▸ TASK OBJECTIVE
Leave out every picture. Copy exactly the lines from the one holding "Reproduce this chart with Plotly." through the one holding "ypos = list(range(n))".

== GIVEN RECORDS ==

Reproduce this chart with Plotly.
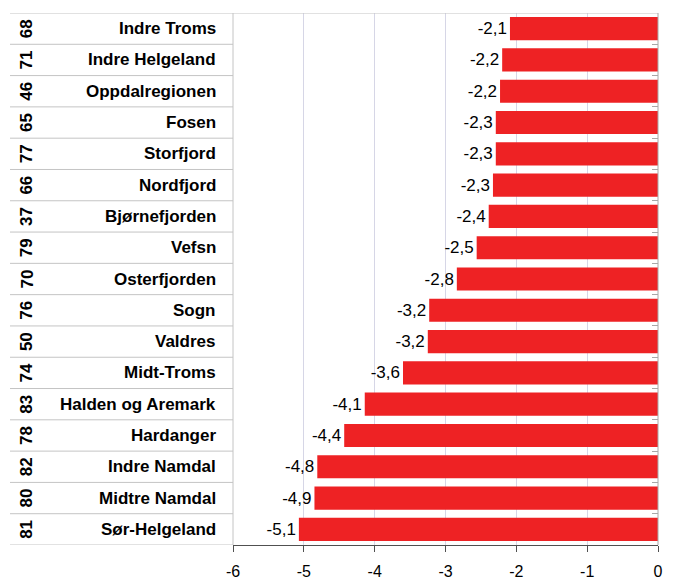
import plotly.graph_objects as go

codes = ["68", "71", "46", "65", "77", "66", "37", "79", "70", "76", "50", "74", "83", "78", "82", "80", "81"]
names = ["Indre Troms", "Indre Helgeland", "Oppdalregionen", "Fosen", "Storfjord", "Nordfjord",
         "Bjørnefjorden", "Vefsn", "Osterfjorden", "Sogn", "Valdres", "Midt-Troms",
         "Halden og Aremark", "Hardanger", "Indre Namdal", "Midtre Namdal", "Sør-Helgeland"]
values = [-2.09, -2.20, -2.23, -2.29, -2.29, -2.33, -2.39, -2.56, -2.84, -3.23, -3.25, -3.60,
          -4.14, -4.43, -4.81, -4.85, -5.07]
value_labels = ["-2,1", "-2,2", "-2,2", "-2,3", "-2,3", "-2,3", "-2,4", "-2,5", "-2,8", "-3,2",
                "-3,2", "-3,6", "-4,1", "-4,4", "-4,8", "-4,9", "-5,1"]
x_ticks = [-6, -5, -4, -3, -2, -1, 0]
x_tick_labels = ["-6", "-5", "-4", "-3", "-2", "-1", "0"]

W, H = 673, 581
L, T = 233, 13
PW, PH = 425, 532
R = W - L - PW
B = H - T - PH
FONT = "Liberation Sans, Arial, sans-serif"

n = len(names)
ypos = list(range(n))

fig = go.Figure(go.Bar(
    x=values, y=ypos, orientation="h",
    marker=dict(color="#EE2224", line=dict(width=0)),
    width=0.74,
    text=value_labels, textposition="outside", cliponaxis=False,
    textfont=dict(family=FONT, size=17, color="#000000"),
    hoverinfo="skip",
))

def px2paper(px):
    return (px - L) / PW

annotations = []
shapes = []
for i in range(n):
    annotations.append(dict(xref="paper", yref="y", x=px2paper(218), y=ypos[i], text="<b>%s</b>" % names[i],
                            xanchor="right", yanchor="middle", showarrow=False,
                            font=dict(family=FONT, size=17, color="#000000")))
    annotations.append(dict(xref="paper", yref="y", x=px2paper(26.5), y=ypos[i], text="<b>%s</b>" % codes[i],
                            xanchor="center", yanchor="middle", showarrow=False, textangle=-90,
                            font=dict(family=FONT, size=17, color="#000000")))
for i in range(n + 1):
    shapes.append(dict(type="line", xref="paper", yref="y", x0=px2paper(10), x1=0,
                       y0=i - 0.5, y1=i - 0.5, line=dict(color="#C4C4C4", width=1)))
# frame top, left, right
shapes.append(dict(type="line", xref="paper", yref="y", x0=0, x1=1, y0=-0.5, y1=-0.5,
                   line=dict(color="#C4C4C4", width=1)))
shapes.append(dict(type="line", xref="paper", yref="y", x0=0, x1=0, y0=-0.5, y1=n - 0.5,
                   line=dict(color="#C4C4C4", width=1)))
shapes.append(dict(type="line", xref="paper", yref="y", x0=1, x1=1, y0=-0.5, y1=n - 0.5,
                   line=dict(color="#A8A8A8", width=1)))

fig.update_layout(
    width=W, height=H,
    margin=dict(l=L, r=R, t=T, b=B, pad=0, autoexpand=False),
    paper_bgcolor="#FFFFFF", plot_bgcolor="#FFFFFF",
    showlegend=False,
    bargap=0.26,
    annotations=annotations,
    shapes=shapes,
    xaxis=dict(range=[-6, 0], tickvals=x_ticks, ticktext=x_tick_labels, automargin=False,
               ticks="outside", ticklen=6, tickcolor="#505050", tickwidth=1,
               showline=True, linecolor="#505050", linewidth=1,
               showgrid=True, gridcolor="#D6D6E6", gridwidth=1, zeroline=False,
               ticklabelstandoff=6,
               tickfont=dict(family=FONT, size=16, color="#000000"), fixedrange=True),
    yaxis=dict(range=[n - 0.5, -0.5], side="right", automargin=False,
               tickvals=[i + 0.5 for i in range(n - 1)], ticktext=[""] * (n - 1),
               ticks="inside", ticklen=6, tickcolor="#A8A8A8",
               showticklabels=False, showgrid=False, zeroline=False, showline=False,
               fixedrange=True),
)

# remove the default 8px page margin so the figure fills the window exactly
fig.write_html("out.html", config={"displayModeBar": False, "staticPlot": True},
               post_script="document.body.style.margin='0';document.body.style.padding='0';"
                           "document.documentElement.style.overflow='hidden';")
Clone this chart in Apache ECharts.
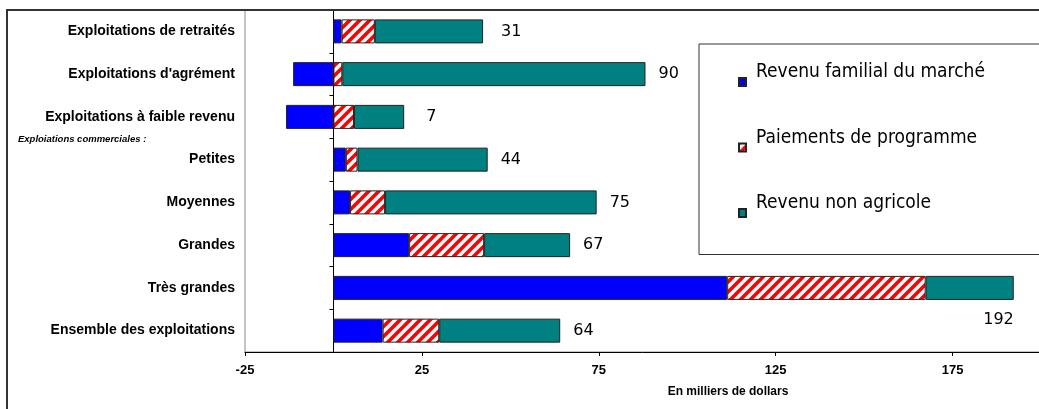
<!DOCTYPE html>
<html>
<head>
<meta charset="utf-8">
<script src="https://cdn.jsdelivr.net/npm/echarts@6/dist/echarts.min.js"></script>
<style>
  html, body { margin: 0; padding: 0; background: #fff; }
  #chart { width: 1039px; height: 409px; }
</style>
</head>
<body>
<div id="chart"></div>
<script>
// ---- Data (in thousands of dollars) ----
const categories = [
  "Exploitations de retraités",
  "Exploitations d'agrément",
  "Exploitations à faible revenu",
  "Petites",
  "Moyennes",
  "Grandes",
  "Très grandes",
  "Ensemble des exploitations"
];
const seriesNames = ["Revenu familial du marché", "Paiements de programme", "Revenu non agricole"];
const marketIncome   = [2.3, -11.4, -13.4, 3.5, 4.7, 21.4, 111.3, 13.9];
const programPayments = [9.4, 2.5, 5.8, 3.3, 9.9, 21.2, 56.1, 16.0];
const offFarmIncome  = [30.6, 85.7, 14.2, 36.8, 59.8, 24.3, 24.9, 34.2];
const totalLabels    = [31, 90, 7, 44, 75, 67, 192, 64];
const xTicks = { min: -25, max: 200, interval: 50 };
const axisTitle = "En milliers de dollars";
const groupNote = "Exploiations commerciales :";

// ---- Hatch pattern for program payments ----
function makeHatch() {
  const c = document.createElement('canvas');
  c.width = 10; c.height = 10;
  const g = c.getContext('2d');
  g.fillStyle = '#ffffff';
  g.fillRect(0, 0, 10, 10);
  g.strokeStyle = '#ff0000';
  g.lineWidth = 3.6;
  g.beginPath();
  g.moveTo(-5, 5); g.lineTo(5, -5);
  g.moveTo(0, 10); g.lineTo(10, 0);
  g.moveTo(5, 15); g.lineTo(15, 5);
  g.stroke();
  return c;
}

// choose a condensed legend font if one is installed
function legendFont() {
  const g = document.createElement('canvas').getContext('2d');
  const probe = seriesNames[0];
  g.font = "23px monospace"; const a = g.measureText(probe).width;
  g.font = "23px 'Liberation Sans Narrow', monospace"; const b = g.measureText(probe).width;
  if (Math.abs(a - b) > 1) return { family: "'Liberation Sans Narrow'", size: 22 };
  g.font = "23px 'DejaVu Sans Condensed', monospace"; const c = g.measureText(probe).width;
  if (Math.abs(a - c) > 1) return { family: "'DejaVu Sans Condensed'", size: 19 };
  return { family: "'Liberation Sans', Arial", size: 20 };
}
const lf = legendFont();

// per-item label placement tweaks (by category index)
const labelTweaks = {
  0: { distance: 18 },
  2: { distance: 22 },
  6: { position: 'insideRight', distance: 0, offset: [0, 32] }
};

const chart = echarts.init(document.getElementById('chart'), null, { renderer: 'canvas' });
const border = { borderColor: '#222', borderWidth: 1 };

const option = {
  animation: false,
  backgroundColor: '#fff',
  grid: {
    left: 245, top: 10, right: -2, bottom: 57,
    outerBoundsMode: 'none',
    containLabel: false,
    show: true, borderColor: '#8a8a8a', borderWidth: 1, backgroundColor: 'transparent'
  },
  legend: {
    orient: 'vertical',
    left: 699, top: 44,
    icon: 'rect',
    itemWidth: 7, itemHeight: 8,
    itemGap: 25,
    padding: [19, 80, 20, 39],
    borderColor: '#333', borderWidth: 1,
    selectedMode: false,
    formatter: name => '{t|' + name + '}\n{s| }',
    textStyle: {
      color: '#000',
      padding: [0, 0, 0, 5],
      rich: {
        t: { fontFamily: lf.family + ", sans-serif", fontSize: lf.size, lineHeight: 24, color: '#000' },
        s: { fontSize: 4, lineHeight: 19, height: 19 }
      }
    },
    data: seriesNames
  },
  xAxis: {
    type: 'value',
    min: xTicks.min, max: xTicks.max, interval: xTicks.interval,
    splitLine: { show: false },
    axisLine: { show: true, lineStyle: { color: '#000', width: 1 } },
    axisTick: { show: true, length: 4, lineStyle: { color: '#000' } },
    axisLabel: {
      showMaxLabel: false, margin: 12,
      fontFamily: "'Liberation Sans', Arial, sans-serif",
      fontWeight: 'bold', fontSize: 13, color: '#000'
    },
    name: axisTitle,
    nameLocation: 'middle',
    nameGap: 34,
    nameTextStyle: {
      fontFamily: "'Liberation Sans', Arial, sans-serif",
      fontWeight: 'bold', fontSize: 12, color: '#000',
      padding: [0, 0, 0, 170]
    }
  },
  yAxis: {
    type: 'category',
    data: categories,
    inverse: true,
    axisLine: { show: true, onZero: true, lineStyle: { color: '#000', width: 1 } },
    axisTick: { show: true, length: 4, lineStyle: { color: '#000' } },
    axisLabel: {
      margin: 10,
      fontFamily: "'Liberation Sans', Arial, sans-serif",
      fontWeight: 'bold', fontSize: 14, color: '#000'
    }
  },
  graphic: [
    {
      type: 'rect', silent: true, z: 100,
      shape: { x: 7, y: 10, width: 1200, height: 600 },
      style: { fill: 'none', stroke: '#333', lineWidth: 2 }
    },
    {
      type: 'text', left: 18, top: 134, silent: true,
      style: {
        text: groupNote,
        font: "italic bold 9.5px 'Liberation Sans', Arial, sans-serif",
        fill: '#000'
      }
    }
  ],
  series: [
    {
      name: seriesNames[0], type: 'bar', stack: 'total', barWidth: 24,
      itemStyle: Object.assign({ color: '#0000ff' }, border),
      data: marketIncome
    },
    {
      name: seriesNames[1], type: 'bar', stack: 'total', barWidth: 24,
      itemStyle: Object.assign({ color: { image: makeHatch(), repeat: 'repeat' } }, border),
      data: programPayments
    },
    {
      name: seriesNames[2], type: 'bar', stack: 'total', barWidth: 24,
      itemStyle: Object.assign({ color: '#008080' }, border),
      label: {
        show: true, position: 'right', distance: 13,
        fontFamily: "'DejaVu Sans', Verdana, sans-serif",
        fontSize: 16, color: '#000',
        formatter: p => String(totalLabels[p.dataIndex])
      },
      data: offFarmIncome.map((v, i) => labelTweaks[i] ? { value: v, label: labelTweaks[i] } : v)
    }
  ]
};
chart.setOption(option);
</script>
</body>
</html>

===
== GIVEN RECORDS ==

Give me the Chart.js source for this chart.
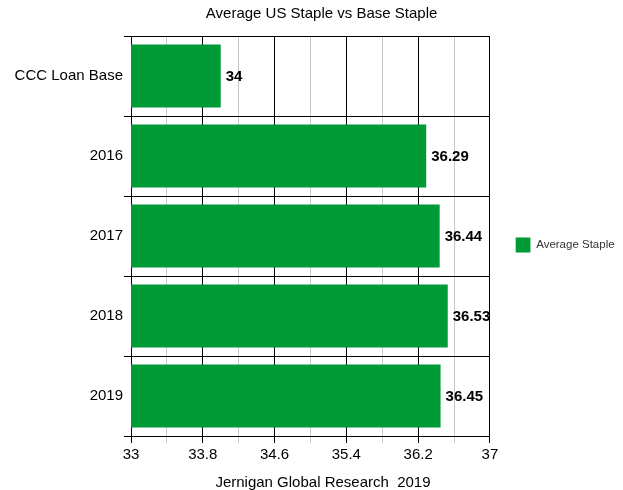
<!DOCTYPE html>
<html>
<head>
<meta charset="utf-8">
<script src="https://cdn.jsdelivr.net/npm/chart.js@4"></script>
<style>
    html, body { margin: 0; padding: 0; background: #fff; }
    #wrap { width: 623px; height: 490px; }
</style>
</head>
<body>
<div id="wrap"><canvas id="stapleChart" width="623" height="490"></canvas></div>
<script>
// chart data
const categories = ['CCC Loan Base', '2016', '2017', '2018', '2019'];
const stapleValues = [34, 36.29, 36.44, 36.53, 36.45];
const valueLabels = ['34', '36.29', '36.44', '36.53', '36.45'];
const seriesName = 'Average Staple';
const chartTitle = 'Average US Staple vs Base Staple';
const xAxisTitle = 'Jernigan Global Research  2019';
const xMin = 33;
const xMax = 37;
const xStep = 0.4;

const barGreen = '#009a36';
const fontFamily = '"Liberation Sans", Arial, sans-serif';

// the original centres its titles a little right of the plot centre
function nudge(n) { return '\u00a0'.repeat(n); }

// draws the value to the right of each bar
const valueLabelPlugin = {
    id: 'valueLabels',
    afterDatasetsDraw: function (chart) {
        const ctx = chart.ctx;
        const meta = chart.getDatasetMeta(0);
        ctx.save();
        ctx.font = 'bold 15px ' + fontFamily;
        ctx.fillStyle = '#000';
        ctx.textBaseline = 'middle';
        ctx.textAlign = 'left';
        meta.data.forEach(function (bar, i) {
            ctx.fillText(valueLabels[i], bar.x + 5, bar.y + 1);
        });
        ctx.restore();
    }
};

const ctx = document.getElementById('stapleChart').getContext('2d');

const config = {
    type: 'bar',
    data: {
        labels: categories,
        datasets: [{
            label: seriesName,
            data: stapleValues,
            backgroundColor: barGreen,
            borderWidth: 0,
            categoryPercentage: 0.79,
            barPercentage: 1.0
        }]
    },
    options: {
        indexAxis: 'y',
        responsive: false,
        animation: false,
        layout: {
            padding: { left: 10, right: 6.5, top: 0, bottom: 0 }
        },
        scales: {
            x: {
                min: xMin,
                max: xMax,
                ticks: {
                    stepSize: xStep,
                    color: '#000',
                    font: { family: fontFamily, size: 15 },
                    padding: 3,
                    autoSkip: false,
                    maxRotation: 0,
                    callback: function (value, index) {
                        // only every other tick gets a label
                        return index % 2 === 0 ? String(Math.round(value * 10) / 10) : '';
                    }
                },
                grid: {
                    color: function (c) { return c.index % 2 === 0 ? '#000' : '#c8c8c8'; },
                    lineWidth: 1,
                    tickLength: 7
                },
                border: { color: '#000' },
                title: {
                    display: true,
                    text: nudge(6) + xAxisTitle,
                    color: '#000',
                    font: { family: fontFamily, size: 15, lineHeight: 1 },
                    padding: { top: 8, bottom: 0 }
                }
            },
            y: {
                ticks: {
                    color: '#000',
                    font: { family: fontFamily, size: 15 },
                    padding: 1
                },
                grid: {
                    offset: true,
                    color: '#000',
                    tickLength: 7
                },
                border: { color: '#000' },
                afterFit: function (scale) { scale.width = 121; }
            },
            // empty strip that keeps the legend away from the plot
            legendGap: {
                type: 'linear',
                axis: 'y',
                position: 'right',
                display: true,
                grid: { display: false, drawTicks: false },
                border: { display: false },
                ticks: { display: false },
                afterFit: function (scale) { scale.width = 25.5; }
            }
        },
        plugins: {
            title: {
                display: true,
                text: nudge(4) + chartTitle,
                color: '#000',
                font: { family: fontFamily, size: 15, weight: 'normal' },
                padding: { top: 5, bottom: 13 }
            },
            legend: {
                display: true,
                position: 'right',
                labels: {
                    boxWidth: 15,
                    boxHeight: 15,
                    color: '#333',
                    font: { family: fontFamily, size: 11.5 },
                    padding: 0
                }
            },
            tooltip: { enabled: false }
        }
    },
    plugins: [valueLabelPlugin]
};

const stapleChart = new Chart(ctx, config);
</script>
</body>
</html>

===

▸ FINAL RESULT
Reproduce this chart with Plotly.
import plotly.graph_objects as go

codes = ["68", "71", "46", "65", "77", "66", "37", "79", "70", "76", "50", "74", "83", "78", "82", "80", "81"]
names = ["Indre Troms", "Indre Helgeland", "Oppdalregionen", "Fosen", "Storfjord", "Nordfjord",
         "Bjørnefjorden", "Vefsn", "Osterfjorden", "Sogn", "Valdres", "Midt-Troms",
         "Halden og Aremark", "Hardanger", "Indre Namdal", "Midtre Namdal", "Sør-Helgeland"]
values = [-2.09, -2.20, -2.23, -2.29, -2.29, -2.33, -2.39, -2.56, -2.84, -3.23, -3.25, -3.60,
          -4.14, -4.43, -4.81, -4.85, -5.07]
value_labels = ["-2,1", "-2,2", "-2,2", "-2,3", "-2,3", "-2,3", "-2,4", "-2,5", "-2,8", "-3,2",
                "-3,2", "-3,6", "-4,1", "-4,4", "-4,8", "-4,9", "-5,1"]
x_ticks = [-6, -5, -4, -3, -2, -1, 0]
x_tick_labels = ["-6", "-5", "-4", "-3", "-2", "-1", "0"]

W, H = 673, 581
L, T = 233, 13
PW, PH = 425, 532
R = W - L - PW
B = H - T - PH
FONT = "Liberation Sans, Arial, sans-serif"

n = len(names)
ypos = list(range(n))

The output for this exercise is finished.